Refereeing is all in all a thankless job. To be great at it the fans shouldn’t even notice that you are there.

Somewhere along the lines many officials lost track of that and have tried to become the center of attention. Pick up almost any sports page and it won’t take long to see this in action.

In the month of May alone there have been numerous accounts of this.

On May 8 in a baseball game between the Cleveland Indians and the Oakland Athletics, there was a ball hit to the left center gap that looked like a home run at the time, but was ruled a double.

The fact it was called a double to start off was a travesty. The ball clearly ricocheted off of something that was hard enough to make it change direction quickly. The padding on an MLB fence doesn’t allow for that as it was made to absorb impact for the players’ safety.

This being the case, common sense would have said the ball cleared the fence and hit a railing that was in the stands. Have no fear though, Major League Baseball has put in the instant replay for such instances like this, knowing umpires are human and can and will make mistakes.

When a review takes place in baseball, it’s not like football where only the head official gets to take a look at the replay. The whole crew, all four men, get to take as long as they want to make sure they get the call right.

In this case they did the exact opposite, saying there was inconclusive evidence to the fact that the ball cleared the wall.

Forget the fact that on every single TV screen, smart phone or computer screen the ball is clearly above the yellow line. The evidence of physics says that the ball hit something hard not soft.

There have been many times when umpires have blown calls in baseball games; just ask any Kansas City Royal fan alive in 1985. The difference is those umps have come out and said they made a mistake.

Granted that doesn’t change the outcome of anything or make the play right, but it does show the umpire has a brain.

Angel Hernandez, the one who made the call for the Indians/Athletics game, stuck by his call. If this had been Hernandez’s first time of trying to be the “star” of the show it would be different, but he has a long history of being this way.

Baseball isn’t the only sport that succumbs to the prima-donna officials though. The NBA has more than its fair share of them as well, most notably Joey Crawford.

Crawford has a long history of being a hot head, dating back over a career that started in 1977.

Back in 1997 he had a run in with Tim Duncan when Duncan wasn’t even on the floor. Watch any game Duncan has played in and you are more likely to fall asleep from boredom than you are to see him get a technical, let alone one while not even on the floor.

There is a general understanding that come playoff time, the games in the NBA get a lot more physical.

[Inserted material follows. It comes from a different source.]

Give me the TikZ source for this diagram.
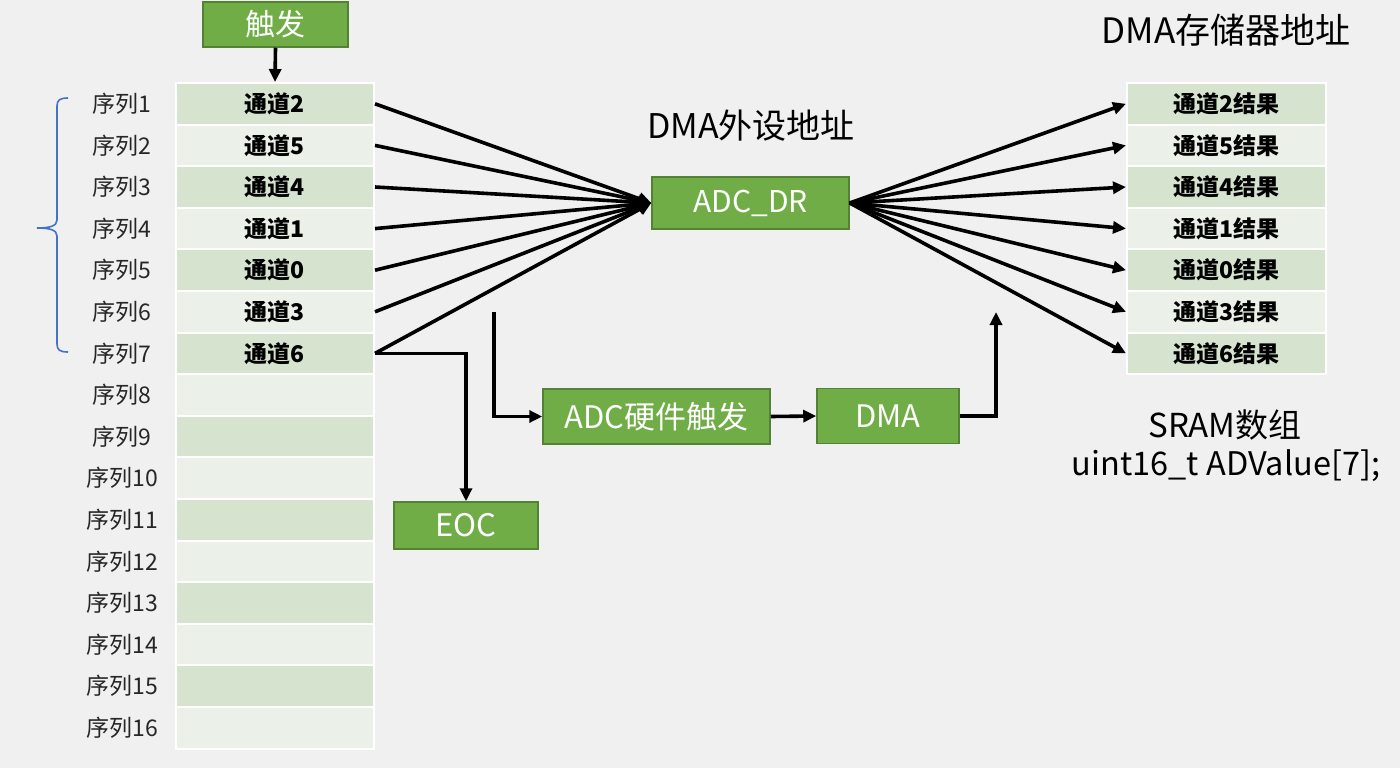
\documentclass[tikz,border=0pt]{standalone}
\usepackage{fontspec}
\setmainfont{Noto Sans CJK SC}
\usetikzlibrary{arrows.meta}
\definecolor{bg}{HTML}{F0F0F0}
\definecolor{gfill}{HTML}{70AD47}
\definecolor{gline}{HTML}{548235}
\definecolor{cdark}{HTML}{D6E3CF}
\definecolor{clight}{HTML}{EBF0E8}
\definecolor{brace}{HTML}{4472C4}
\definecolor{lbl}{HTML}{262626}
\tikzset{
  gbox/.style={fill=gfill, draw=gline, line width=1.5pt, text=white, inner sep=0pt, font=\fontsize{31}{34}\selectfont},
  cellL/.style={draw=white, line width=2pt, minimum width=198pt, minimum height=41.6pt, inner sep=0pt, font=\bfseries\fontsize{23}{26}\selectfont},
  cellR/.style={draw=white, line width=2pt, minimum width=199pt, minimum height=41.6pt, inner sep=0pt, font=\bfseries\fontsize{23}{26}\selectfont},
  seqlbl/.style={text=lbl, inner sep=0pt, font=\fontsize{23}{26}\selectfont},
  title/.style={inner sep=0pt, font=\fontsize{34}{38}\selectfont},
  arr/.style={line width=3.6pt, -{Triangle[length=13pt,width=12pt]}},
  plain/.style={line width=3.6pt}
}
\begin{document}
\begin{tikzpicture}[x=1pt,y=-1pt]
\fill[bg] (0,0) rectangle (1400,768);
\useasboundingbox (0,0) rectangle (1400,768);

% left table
\foreach \i/\t in {1/通道2,2/通道5,3/通道4,4/通道1,5/通道0,6/通道3,7/通道6,8/,9/,10/,11/,12/,13/,14/,15/,16/}{
  \pgfmathsetmacro{\yy}{103.8+41.6*(\i-1)}
  \ifodd\i
    \node[cellL, fill=cdark] (L\i) at (275,\yy) {\t};
  \else
    \node[cellL, fill=clight] (L\i) at (275,\yy) {\t};
  \fi
  \node[seqlbl] (S\i) at (122,\yy) {序列\i};
}

% right table
\foreach \i/\t in {1/通道2结果,2/通道5结果,3/通道4结果,4/通道1结果,5/通道0结果,6/通道3结果,7/通道6结果}{
  \pgfmathsetmacro{\yy}{103.8+41.6*(\i-1)}
  \ifodd\i
    \node[cellR, fill=cdark] (R\i) at (1226.5,\yy) {\t};
  \else
    \node[cellR, fill=clight] (R\i) at (1226.5,\yy) {\t};
  \fi
}

% boxes
\node[gbox, minimum width=145pt, minimum height=45pt, font=\fontsize{30}{33}\selectfont] (trig) at (275.5,24.5) {触发};
\node[gbox, minimum width=197pt, minimum height=52pt, font=\fontsize{30}{33}\selectfont] (adc) at (750.5,203) {ADC\_DR};
\node[gbox, minimum width=144pt, minimum height=47pt] (eoc) at (466,525.5) {EOC};
\node[gbox, minimum width=227pt, minimum height=55pt] (hw) at (656.5,416.5) {ADC硬件触发};
\node[gbox, minimum width=142pt, minimum height=55pt] (dma) at (888,416) {DMA};

% titles
\node[title] (t1) at (751,126) {DMA外设地址};
\node[title, font=\fontsize{35}{38}\selectfont] (t2) at (1226,30) {DMA存储器地址};
\node[title, font=\fontsize{33}{38}\selectfont] (t3) at (1225,425) {SRAM数组};
\node[title, font=\fontsize{32.5}{38}\selectfont] (t4) at (1226,466) {uint16\_t ADValue[7];};

% brace
\draw[brace, line width=1.6pt] (68,98) .. controls (60,98) and (57,100) .. (57,106) -- (57,220) .. controls (57,226) and (50,228) .. (37,228) .. controls (50,228) and (57,230) .. (57,236) -- (57,344) .. controls (57,350) and (60,352) .. (68,352);

% connectors
\draw[arr] (trig.south) -- (L1.north);
\foreach \i in {1,...,7}{
  \draw[arr] (L\i.east) -- (adc.west);
  \draw[arr] (adc.east) -- (R\i.west);
}
\draw[arr] (L7.east) -| (eoc.north);
\coordinate (hwstart) at (494,312);
\coordinate (dmaend) at (996,312);
\draw[arr] (hwstart) |- (hw.west);
\draw[arr] (hw.east) -- (dma.west);
\draw[arr] (dma.east) -| (dmaend);
\end{tikzpicture}
\end{document}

Teams are within reach of their goal of winning the championship and put forth the extra effort. This time of year the emotion is also ratcheted up. Referees know this and most take it into account, especially someone who has been around as long as Crawford.

This year in the playoffs alone Crawford has called 14 technical fouls in just six games. The fact he calls so many isn’t always the issue either. Most if not all have been warranted it’s the way in which he does it.

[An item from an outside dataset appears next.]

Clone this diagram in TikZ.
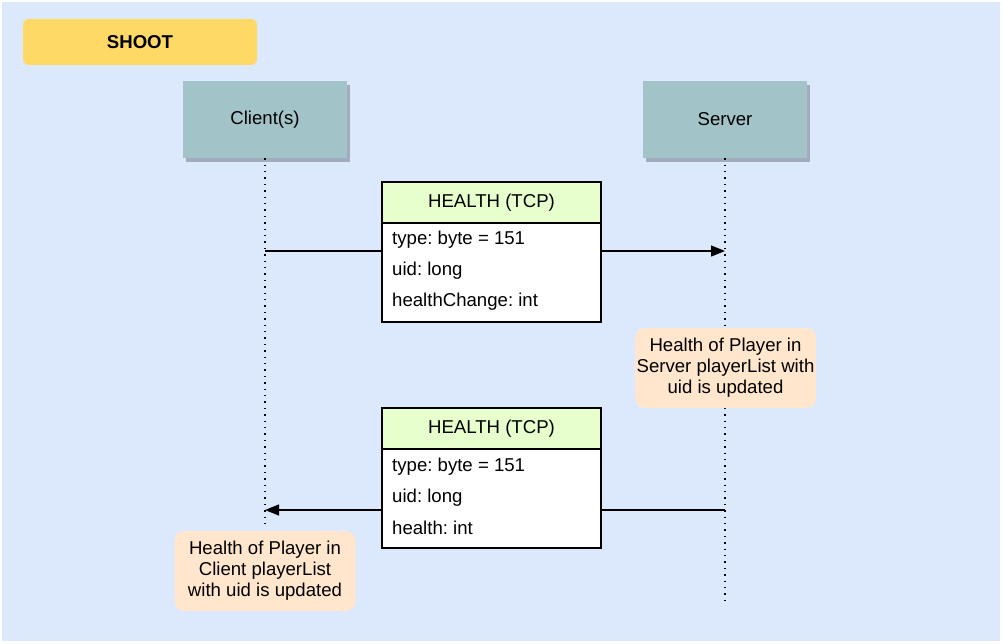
\documentclass[tikz,border=0pt]{standalone}
\usepackage{fontspec}
\setmainfont{Liberation Sans}
\usetikzlibrary{arrows.meta,shadows}
\definecolor{bgblue}{HTML}{DCE8FC}
\definecolor{titleyellow}{HTML}{FFD966}
\definecolor{actorteal}{HTML}{A2C4C9}
\definecolor{shadowgray}{HTML}{A3ABBE}
\definecolor{hdrgreen}{HTML}{E6FFCC}
\definecolor{noteorange}{HTML}{FFE6CC}
\frenchspacing
\begin{document}
\begin{tikzpicture}[x=1pt,y=-1pt,
  font=\fontsize{18.6}{21}\selectfont,
  titlebox/.style={fill=titleyellow, rounded corners=6pt, minimum width=234pt, minimum height=46pt, inner sep=0pt, font=\fontsize{18.6}{21}\selectfont\bfseries},
  actor/.style={fill=actorteal, minimum width=164pt, minimum height=77pt, inner sep=0pt,
    drop shadow={shadow xshift=3pt, shadow yshift=-4pt, fill=shadowgray, opacity=1}},
  lifeline/.style={line width=1.2pt, dash pattern=on 1.4pt off 5pt},
  msg/.style={line width=1.3pt, -{Triangle[length=14pt,width=11pt]}},
  hdr/.style={draw=black, line width=1.2pt, fill=hdrgreen, minimum width=219pt, minimum height=41pt, inner sep=0pt},
  body/.style={draw=black, line width=1.2pt, fill=white, minimum width=219pt, minimum height=99pt, inner sep=0pt},
  field/.style={anchor=west, inner sep=0pt},
  note/.style={fill=noteorange, rounded corners=10pt, minimum width=181pt, minimum height=80pt, inner sep=0pt, align=center}
]
\useasboundingbox (0,0) rectangle (1003,644);
\fill[bgblue] (2,2) rectangle (1000,641);

\node[titlebox] (title) at (140,42) {SHOOT};

\node[actor] (client) at (265,119.5) {Client(s)};
\node[actor] (server) at (725,119.5) {Server};

\coordinate (cend) at (265,527);
\coordinate (send) at (725,605);
\draw[lifeline] (client.south) -- (cend);
\draw[lifeline] (server.south) -- (send);

\coordinate (m1s) at (265,251);
\coordinate (m1e) at (725,251);
\draw[msg] (m1s) -- (m1e);
\coordinate (m2s) at (725,510);
\coordinate (m2e) at (265,510);
\draw[msg] (m2s) -- (m2e);

% message 1
\node[hdr] (h1) at (491.5,202.5) {HEALTH (TCP)};
\node[body] (b1) at (491.5,272.5) {};
\node[field] (f11) at (392,240) {type: byte = 151};
\node[field] (f12) at (392,271) {uid: long};
\node[field] (f13) at (392,302) {healthChange: int};

% message 2
\node[hdr] (h2) at (491.5,428.5) {HEALTH (TCP)};
\node[body] (b2) at (491.5,498.5) {};
\node[field] (f21) at (392,467) {type: byte = 151};
\node[field] (f22) at (392,498) {uid: long};
\node[field] (f23) at (392,528) {health: int};

% notes
\node[note] (n1) at (725.5,368) {Health of Player in\\Server playerList with\\uid is updated};
\node[note] (n2) at (265,571) {Health of Player in\\Client playerList\\with uid is updated};
\end{tikzpicture}
\end{document}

He has an arrogant attitude about himself, almost as if he is above anyone who is playing the game.  A quick search in YouTube and there is a long list of blown calls and theatrics of Crawford’s for all years.

No one cares how many championship games Joey Crawford officiates, people care about how many rings LeBron James can collect in his career. Most can agree on the one rule with officials in that there are bad ones and worse ones; even so they shouldn’t negatively impact a game. With as much money as fans and TV pays to see these sporting events they deserve better.